═════ GIVEN DATA ═════

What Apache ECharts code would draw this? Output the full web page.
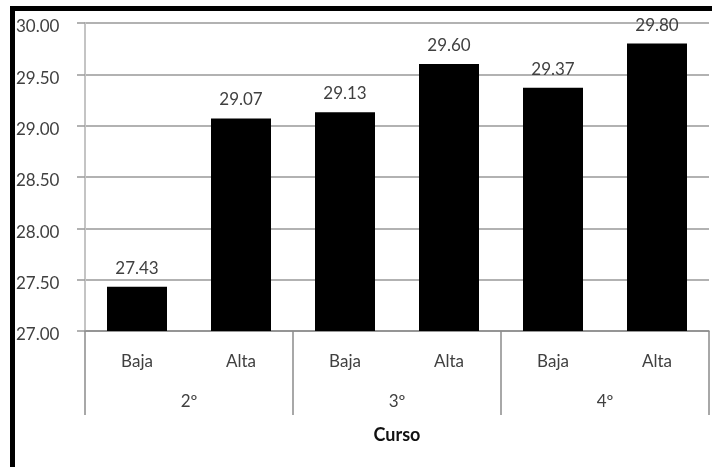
<!DOCTYPE html>
<html>
<head>
<meta charset="utf-8">
<script src="https://cdn.jsdelivr.net/npm/echarts@6/dist/echarts.min.js"></script>
<style>
  html, body { margin: 0; padding: 0; background: #fff; }
  #chart { width: 712px; height: 467px; }
</style>
</head>
<body>
<div id="chart"></div>
<script>
// Nivel de ingresos por curso
const niveles = ['Baja', 'Alta', 'Baja', 'Alta', 'Baja', 'Alta'];
const cursos = ['2º', '3º', '4º'];
const valores = [27.43, 29.07, 29.13, 29.60, 29.37, 29.80];
const yMin = 27, yMax = 30, yStep = 0.5;

const textGray = '#404040';
const font = 'Lato';

const chart = echarts.init(document.getElementById('chart'), null, { renderer: 'canvas' });

chart.setOption({
  animation: false,
  backgroundColor: '#fff',
  grid: { left: 85, right: 3, top: 23, bottom: 136, containLabel: false },
  graphic: [
    // page frame, top and left edges
    { type: 'rect', shape: { x: 10, y: 6, width: 702, height: 5 }, style: { fill: '#000' }, silent: true },
    { type: 'rect', shape: { x: 10, y: 6, width: 5, height: 461 }, style: { fill: '#000' }, silent: true }
  ],
  xAxis: [
    {
      type: 'category',
      data: niveles,
      position: 'bottom',
      axisLine: { show: true, lineStyle: { color: '#8c8c8c', width: 1.5 } },
      axisTick: { show: false },
      axisLabel: { color: textGray, fontFamily: font, fontSize: 17, margin: 22, interval: 0 },
      splitLine: { show: false }
    },
    {
      type: 'category',
      data: cursos,
      position: 'bottom',
      axisLine: { show: false },
      axisTick: { show: true, length: 84, interval: 0, lineStyle: { color: '#8c8c8c', width: 1.5 } },
      axisLabel: { color: textGray, fontFamily: font, fontSize: 17, margin: 62, interval: 0 },
      splitLine: { show: false },
      name: 'Curso',
      nameLocation: 'middle',
      nameGap: 95,
      nameTextStyle: { color: '#111', fontFamily: font, fontSize: 18, fontWeight: 'bold' }
    }
  ],
  yAxis: {
    type: 'value',
    min: yMin,
    max: yMax,
    interval: yStep,
    axisLine: { show: true, lineStyle: { color: '#c4c4c4', width: 2 } },
    axisTick: { show: true, length: 8, lineStyle: { color: '#999', width: 1.5 } },
    axisLabel: {
      color: textGray, fontFamily: font, fontSize: 17, align: 'left', margin: 69,
      verticalAlign: 'top', lineHeight: 8,
      formatter: v => v.toFixed(2)
    },
    splitLine: { show: true, lineStyle: { color: '#999', width: 1.5 } }
  },
  series: [{
    type: 'bar',
    xAxisIndex: 0,
    data: valores,
    barWidth: 60,
    itemStyle: { color: '#000' },
    label: {
      show: true,
      position: 'top',
      distance: 10,
      color: textGray,
      fontFamily: font,
      fontSize: 17,
      formatter: p => p.value.toFixed(2)
    }
  }]
});
</script>
</body>
</html>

═════

→ EXERCISE TASK
Reproduce the material in its entirety and word for word, without the pictures.

→ EXERCISE SOLUTION
What Apache ECharts code would draw this? Output the full web page.
<!DOCTYPE html>
<html>
<head>
<meta charset="utf-8">
<script src="https://cdn.jsdelivr.net/npm/echarts@6/dist/echarts.min.js"></script>
<style>
  html, body { margin: 0; padding: 0; background: #fff; }
  #chart { width: 712px; height: 467px; }
</style>
</head>
<body>
<div id="chart"></div>
<script>
// Nivel de ingresos por curso
const niveles = ['Baja', 'Alta', 'Baja', 'Alta', 'Baja', 'Alta'];
const cursos = ['2º', '3º', '4º'];
const valores = [27.43, 29.07, 29.13, 29.60, 29.37, 29.80];
const yMin = 27, yMax = 30, yStep = 0.5;

const textGray = '#404040';
const font = 'Lato';

const chart = echarts.init(document.getElementById('chart'), null, { renderer: 'canvas' });

chart.setOption({
  animation: false,
  backgroundColor: '#fff',
  grid: { left: 85, right: 3, top: 23, bottom: 136, containLabel: false },
  graphic: [
    // page frame, top and left edges
    { type: 'rect', shape: { x: 10, y: 6, width: 702, height: 5 }, style: { fill: '#000' }, silent: true },
    { type: 'rect', shape: { x: 10, y: 6, width: 5, height: 461 }, style: { fill: '#000' }, silent: true }
  ],
  xAxis: [
    {
      type: 'category',
      data: niveles,
      position: 'bottom',
      axisLine: { show: true, lineStyle: { color: '#8c8c8c', width: 1.5 } },
      axisTick: { show: false },
      axisLabel: { color: textGray, fontFamily: font, fontSize: 17, margin: 22, interval: 0 },
      splitLine: { show: false }
    },
    {
      type: 'category',
      data: cursos,
      position: 'bottom',
      axisLine: { show: false },
      axisTick: { show: true, length: 84, interval: 0, lineStyle: { color: '#8c8c8c', width: 1.5 } },
      axisLabel: { color: textGray, fontFamily: font, fontSize: 17, margin: 62, interval: 0 },
      splitLine: { show: false },
      name: 'Curso',
      nameLocation: 'middle',
      nameGap: 95,
      nameTextStyle: { color: '#111', fontFamily: font, fontSize: 18, fontWeight: 'bold' }
    }
  ],
  yAxis: {
    type: 'value',
    min: yMin,
    max: yMax,
    interval: yStep,
    axisLine: { show: true, lineStyle: { color: '#c4c4c4', width: 2 } },
    axisTick: { show: true, length: 8, lineStyle: { color: '#999', width: 1.5 } },
    axisLabel: {
      color: textGray, fontFamily: font, fontSize: 17, align: 'left', margin: 69,
      verticalAlign: 'top', lineHeight: 8,
      formatter: v => v.toFixed(2)
    },
    splitLine: { show: true, lineStyle: { color: '#999', width: 1.5 } }
  },
  series: [{
    type: 'bar',
    xAxisIndex: 0,
    data: valores,
    barWidth: 60,
    itemStyle: { color: '#000' },
    label: {
      show: true,
      position: 'top',
      distance: 10,
      color: textGray,
      fontFamily: font,
      fontSize: 17,
      formatter: p => p.value.toFixed(2)
    }
  }]
});
</script>
</body>
</html>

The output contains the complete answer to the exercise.